After the transplant, my father dealt with some strong feelings. He got very emotional when he found out that his new heart was from a 13-year-old boy from central New Jersey, who was in a head-on auto collision. He thought of the stolen hopes and dreams of the young boy whose heart now beat inside of him, and the life that would never be led.
Dad realized that his procedure was a miracle and was profoundly grateful to God for his second chance at life. While his transplant was a success, it was not free of complications. His life was forever altered as a result of this operation, but I like to think that it was for the better.
As president of The Gift of Life, Columbia Presbyterian’s heart and lung transplant support group, Dad helped hundreds of people by educating and supporting them through their wait for new organs and in post-transplant recovery. He made a new group of friends, people who had gone through the same ordeal and who continued to struggle with the organ donation experience and their own issues about faith.
Tireless in energy, my father ran different events for New York transplant recipients and their families. One of the most popular was an annual picnic held on a Sunday in September at a state park overlooking the Hudson River. At least a hundred people turned out for this event. Every year I went to this picnic and witnessed many people meet for the first time and bond over common troubles and triumphs. The day was a great way for many city dwellers to breathe some fresh country air.

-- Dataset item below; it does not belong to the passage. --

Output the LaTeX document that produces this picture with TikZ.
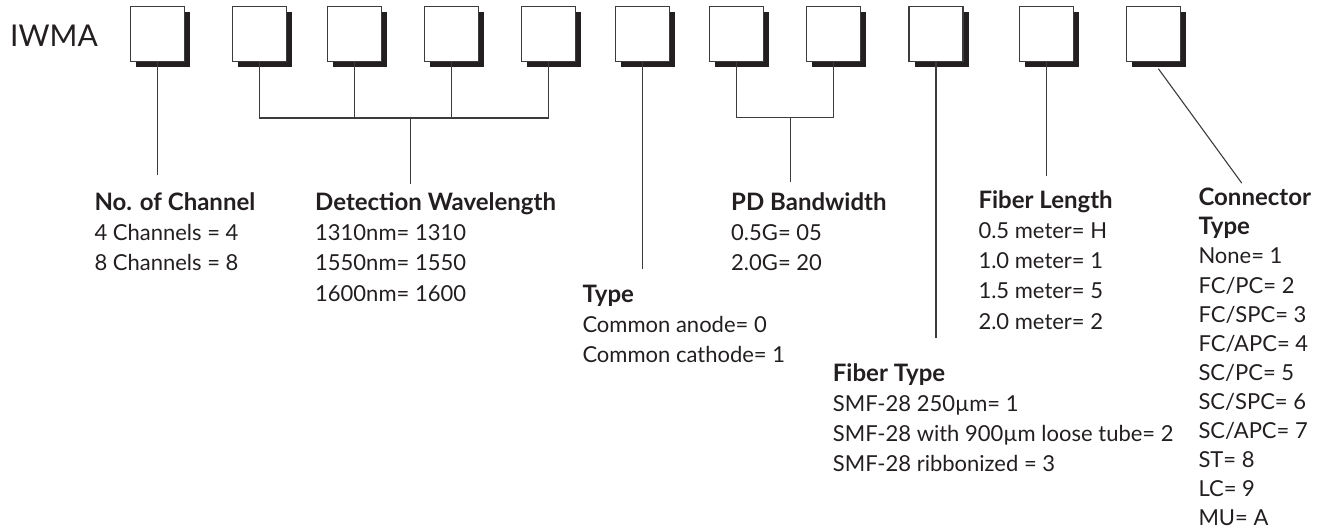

There’s a lesson to be learned from my father’s story. Be prepared for the curve balls that life will throw you and pray to God for help. You don’t have to go it alone. If you face a health crisis, use all your courage and strength to fight the illness. Turn to a forgiving and omnipresent God above, and don’t forget to include others in your life for support — your family, friends and individuals that share the same battle.